**GIVEN PROBLEM:** Pull each line containing "rendering" out of the data and copy it.

**MATERIAL PROVIDED:**
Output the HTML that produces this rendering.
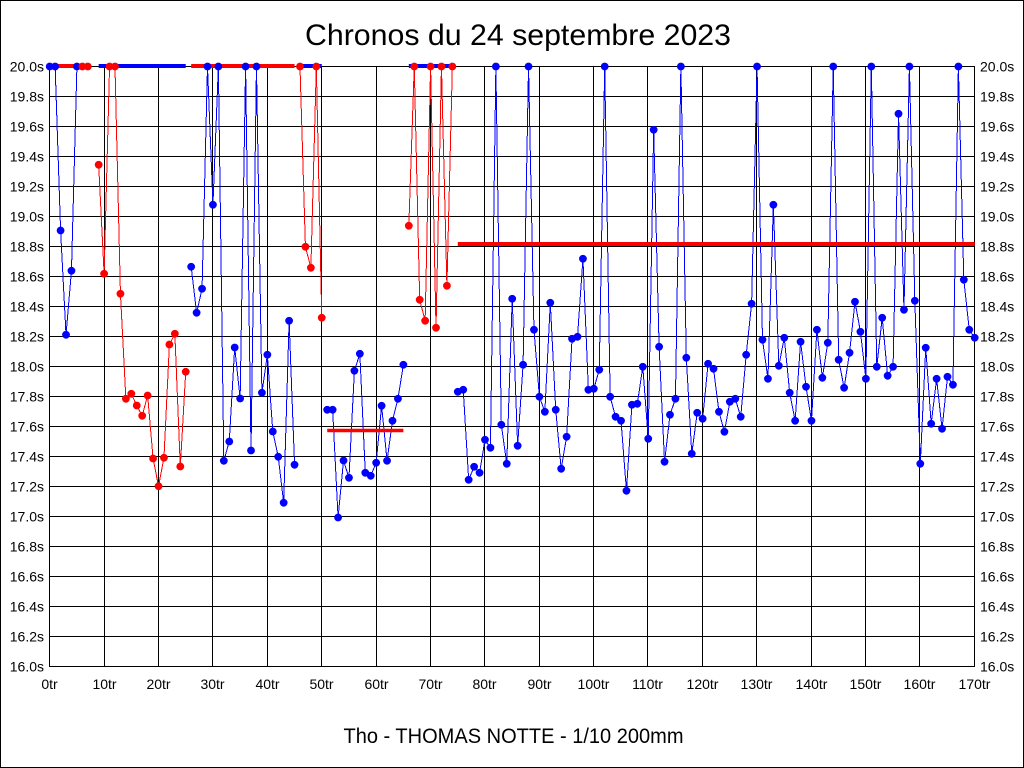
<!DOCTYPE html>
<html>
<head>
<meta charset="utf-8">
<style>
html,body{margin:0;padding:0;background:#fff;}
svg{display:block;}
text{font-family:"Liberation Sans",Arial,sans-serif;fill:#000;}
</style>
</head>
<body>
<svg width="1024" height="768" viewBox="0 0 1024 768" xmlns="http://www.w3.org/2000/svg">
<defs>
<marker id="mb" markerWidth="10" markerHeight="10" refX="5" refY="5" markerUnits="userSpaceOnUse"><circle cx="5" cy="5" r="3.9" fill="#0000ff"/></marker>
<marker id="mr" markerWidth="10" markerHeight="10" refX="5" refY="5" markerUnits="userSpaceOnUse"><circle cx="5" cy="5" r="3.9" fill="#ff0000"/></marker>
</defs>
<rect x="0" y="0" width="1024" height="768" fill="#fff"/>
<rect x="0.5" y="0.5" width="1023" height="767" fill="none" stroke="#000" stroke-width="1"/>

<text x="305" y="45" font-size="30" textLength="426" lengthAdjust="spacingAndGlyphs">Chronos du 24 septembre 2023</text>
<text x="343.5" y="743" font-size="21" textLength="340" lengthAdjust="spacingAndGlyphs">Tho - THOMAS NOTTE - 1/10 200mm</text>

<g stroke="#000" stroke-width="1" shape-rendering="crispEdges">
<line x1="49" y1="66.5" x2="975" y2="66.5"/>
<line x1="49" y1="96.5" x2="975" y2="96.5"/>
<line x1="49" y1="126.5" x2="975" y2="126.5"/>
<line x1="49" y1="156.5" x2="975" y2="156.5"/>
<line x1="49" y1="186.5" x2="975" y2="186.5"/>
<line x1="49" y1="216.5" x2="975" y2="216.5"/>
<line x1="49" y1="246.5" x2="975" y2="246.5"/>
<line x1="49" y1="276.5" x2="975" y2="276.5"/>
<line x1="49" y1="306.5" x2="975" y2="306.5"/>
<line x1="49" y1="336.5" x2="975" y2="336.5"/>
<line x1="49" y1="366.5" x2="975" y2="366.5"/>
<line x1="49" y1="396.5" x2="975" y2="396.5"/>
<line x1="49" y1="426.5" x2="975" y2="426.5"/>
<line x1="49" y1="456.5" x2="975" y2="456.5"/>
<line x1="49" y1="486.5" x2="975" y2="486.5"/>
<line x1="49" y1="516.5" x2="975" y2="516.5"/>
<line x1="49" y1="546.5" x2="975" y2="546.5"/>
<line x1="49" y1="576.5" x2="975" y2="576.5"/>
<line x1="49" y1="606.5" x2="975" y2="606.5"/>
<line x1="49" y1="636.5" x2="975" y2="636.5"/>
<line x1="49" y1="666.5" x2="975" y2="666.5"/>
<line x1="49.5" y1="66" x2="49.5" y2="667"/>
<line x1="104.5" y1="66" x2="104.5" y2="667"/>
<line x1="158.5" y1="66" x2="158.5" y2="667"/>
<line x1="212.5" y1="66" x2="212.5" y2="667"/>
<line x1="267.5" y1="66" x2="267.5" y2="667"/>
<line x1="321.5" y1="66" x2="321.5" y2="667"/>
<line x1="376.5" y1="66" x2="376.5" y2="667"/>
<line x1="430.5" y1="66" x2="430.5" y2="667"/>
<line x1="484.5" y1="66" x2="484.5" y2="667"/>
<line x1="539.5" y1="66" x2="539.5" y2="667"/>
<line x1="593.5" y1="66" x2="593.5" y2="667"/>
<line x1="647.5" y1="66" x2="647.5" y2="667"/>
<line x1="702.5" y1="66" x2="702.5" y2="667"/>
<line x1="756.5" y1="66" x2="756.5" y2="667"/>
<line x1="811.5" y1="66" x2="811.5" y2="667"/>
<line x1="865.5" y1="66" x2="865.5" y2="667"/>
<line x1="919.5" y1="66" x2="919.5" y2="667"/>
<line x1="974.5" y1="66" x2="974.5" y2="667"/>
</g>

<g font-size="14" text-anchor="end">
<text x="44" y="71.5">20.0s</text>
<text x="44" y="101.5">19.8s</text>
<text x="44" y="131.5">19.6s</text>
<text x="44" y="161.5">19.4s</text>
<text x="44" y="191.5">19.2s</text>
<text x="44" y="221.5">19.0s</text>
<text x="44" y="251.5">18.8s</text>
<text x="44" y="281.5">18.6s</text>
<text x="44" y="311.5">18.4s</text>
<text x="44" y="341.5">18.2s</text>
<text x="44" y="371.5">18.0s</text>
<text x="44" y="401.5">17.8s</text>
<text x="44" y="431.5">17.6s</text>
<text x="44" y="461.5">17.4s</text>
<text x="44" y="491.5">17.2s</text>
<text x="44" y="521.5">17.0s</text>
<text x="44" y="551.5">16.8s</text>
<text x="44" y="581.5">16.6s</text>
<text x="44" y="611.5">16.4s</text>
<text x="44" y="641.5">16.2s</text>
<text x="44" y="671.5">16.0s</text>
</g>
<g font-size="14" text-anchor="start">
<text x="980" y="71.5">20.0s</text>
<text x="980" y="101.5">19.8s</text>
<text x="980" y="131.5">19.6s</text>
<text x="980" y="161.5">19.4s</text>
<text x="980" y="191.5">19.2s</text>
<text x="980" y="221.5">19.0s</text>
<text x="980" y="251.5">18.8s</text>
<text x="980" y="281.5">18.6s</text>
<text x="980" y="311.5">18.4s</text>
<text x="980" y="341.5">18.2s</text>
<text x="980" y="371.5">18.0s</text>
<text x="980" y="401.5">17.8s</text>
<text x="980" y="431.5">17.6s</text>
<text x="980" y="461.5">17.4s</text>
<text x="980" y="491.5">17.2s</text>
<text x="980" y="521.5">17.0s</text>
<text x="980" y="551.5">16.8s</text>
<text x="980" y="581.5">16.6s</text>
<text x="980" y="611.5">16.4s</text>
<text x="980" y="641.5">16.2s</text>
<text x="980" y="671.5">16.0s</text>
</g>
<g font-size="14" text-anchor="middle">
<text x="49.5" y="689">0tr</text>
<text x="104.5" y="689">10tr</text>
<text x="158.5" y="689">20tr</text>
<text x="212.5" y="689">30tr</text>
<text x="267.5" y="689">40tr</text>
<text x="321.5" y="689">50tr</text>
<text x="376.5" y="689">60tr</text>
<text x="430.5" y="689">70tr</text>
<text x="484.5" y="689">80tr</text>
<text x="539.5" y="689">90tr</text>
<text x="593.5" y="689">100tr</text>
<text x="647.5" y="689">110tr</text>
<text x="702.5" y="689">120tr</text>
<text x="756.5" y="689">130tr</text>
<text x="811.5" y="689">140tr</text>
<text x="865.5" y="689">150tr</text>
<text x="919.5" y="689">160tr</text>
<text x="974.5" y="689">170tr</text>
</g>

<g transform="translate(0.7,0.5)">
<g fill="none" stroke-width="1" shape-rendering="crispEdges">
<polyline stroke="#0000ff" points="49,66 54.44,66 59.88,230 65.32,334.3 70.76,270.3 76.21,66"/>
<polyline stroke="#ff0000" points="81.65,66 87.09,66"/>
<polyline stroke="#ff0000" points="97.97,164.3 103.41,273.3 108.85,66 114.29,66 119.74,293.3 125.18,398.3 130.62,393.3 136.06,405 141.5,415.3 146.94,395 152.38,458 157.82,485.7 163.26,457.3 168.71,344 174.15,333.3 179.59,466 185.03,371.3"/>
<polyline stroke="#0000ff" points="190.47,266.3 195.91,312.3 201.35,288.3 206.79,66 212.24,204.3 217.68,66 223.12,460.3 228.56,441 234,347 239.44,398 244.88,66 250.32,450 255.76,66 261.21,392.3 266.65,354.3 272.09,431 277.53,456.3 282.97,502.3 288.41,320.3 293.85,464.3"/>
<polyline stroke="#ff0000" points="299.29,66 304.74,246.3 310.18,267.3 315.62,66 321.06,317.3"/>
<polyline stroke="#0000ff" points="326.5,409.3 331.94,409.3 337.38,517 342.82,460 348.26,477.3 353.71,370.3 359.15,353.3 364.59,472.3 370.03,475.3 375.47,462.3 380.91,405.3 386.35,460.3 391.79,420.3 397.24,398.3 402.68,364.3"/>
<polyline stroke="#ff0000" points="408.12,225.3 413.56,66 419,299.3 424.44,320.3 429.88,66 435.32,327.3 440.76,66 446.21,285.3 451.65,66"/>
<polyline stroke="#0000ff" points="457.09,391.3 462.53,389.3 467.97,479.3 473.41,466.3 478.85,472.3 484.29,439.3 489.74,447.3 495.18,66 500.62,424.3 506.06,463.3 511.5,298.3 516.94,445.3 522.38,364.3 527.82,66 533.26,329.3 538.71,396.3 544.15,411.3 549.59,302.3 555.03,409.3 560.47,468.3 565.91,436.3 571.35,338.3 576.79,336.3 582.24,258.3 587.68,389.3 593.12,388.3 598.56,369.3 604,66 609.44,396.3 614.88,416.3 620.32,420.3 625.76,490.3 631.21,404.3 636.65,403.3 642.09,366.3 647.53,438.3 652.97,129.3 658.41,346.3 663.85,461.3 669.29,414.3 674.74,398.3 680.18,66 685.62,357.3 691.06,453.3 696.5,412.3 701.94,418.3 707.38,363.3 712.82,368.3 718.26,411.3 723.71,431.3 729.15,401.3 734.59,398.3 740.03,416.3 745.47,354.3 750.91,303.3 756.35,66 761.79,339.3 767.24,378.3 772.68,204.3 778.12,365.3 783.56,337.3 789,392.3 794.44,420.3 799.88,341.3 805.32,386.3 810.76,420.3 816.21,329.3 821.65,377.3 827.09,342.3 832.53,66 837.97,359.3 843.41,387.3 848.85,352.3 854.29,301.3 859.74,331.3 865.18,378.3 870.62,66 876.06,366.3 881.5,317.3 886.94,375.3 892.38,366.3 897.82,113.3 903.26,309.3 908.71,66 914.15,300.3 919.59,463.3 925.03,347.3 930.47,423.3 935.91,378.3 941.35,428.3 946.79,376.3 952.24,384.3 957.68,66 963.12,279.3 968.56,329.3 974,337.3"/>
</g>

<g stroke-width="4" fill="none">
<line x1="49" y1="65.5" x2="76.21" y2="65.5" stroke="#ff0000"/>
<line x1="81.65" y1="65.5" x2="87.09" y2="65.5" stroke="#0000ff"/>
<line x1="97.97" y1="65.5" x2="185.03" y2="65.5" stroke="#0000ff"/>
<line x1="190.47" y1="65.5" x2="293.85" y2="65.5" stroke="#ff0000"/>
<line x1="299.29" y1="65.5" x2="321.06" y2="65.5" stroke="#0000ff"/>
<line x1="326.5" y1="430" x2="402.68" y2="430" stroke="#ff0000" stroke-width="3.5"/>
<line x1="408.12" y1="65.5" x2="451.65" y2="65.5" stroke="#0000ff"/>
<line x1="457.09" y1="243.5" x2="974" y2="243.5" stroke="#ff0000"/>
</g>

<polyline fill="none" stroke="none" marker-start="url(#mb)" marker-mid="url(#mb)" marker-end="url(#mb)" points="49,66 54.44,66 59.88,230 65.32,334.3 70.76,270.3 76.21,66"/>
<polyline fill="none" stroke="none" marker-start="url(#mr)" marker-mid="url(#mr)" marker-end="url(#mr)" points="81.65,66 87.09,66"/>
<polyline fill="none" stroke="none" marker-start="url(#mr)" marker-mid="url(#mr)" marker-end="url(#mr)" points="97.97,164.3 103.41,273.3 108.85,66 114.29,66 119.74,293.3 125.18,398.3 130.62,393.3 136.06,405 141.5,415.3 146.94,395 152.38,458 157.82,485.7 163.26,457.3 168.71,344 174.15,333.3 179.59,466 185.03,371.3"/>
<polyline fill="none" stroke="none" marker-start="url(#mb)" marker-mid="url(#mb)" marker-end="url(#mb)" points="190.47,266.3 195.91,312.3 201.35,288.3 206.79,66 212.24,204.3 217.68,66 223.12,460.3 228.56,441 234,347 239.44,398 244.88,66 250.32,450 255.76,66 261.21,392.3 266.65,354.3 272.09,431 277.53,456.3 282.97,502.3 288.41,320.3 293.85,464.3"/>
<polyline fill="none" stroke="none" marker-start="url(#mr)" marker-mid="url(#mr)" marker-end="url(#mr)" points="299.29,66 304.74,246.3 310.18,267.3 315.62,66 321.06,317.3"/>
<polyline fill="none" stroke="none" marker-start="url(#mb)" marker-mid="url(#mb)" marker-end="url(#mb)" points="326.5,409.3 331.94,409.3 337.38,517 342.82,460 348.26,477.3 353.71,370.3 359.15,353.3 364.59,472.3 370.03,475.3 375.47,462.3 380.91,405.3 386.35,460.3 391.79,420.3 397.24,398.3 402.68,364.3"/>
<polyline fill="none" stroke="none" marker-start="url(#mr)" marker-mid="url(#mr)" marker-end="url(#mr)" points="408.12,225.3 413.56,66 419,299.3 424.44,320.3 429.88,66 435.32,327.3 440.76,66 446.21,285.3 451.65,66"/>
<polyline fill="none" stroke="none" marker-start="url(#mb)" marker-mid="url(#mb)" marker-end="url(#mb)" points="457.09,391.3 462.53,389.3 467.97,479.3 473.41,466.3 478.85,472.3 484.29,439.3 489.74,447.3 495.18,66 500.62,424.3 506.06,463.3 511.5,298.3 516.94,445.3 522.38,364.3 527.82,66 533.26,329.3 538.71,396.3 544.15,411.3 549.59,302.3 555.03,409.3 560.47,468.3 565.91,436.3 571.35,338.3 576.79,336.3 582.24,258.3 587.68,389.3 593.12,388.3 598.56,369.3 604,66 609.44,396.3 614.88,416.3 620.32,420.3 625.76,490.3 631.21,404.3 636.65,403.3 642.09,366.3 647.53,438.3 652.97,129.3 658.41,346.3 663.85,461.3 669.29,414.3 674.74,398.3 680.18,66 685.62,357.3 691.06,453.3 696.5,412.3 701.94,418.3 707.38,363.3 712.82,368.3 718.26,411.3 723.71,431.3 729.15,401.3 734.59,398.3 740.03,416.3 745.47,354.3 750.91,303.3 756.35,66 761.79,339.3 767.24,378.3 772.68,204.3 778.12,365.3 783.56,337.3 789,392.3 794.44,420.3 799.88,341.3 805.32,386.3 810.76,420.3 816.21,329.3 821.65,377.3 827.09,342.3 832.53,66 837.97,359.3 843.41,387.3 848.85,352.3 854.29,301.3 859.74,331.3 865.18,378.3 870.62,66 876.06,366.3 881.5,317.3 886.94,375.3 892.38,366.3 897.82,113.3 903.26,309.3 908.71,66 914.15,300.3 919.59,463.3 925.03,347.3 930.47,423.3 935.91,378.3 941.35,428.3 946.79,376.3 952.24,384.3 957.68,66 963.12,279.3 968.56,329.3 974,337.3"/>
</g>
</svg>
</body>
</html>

==

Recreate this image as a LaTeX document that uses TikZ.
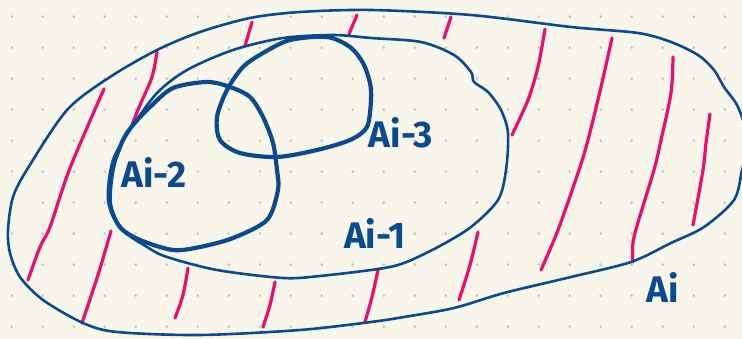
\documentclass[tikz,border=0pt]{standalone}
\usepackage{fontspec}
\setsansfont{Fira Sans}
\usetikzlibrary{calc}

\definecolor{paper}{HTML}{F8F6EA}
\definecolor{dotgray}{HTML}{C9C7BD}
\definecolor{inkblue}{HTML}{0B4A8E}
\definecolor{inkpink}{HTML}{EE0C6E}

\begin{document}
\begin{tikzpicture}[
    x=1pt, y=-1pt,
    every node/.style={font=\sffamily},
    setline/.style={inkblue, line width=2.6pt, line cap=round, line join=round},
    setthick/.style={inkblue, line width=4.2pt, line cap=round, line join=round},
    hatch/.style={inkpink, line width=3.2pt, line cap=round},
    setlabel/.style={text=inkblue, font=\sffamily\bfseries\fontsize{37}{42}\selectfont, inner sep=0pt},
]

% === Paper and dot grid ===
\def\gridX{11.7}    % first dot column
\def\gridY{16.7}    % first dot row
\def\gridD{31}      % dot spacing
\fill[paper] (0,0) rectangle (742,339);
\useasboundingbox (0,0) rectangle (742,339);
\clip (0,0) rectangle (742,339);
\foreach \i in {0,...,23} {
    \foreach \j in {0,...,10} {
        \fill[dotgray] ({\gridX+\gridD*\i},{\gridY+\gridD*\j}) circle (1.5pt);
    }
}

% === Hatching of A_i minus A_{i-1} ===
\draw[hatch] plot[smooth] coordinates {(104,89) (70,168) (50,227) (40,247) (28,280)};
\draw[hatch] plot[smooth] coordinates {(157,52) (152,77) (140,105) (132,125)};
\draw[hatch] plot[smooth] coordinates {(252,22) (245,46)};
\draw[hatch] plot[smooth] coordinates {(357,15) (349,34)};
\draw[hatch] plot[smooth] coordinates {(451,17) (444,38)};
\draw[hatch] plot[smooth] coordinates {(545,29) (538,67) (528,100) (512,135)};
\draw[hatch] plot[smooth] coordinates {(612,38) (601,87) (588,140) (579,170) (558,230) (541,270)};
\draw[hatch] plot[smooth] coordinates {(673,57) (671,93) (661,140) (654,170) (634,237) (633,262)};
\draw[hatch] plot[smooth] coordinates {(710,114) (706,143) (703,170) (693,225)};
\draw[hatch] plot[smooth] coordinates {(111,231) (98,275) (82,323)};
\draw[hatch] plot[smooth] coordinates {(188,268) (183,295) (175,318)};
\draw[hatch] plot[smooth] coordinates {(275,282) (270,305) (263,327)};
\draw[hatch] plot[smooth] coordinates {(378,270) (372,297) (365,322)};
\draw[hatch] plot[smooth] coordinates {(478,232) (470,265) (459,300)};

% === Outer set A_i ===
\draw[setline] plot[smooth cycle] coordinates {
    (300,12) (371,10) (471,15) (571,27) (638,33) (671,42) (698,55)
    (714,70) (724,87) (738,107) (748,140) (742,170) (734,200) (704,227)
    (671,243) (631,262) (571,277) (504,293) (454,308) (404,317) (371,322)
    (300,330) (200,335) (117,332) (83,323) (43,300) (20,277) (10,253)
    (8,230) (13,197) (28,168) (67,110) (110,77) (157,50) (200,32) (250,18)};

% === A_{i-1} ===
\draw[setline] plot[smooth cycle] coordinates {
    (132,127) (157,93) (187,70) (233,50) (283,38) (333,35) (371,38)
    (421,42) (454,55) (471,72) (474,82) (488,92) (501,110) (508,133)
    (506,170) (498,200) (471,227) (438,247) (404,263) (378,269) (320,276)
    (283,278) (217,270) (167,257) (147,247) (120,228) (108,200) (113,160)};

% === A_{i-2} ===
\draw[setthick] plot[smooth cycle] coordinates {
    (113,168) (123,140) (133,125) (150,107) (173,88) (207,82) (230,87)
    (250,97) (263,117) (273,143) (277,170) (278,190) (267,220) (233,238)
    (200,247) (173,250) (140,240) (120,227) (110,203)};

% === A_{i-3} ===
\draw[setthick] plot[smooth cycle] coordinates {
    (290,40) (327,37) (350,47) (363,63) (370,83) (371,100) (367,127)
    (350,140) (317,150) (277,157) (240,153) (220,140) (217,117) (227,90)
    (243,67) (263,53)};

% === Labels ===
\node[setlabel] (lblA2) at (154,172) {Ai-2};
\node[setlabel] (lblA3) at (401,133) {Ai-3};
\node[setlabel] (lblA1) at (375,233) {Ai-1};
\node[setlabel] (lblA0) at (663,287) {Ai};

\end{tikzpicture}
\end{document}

**THE REPLY:**
Output the HTML that produces this rendering.
<g stroke="#000" stroke-width="1" shape-rendering="crispEdges">
<g fill="none" stroke-width="1" shape-rendering="crispEdges">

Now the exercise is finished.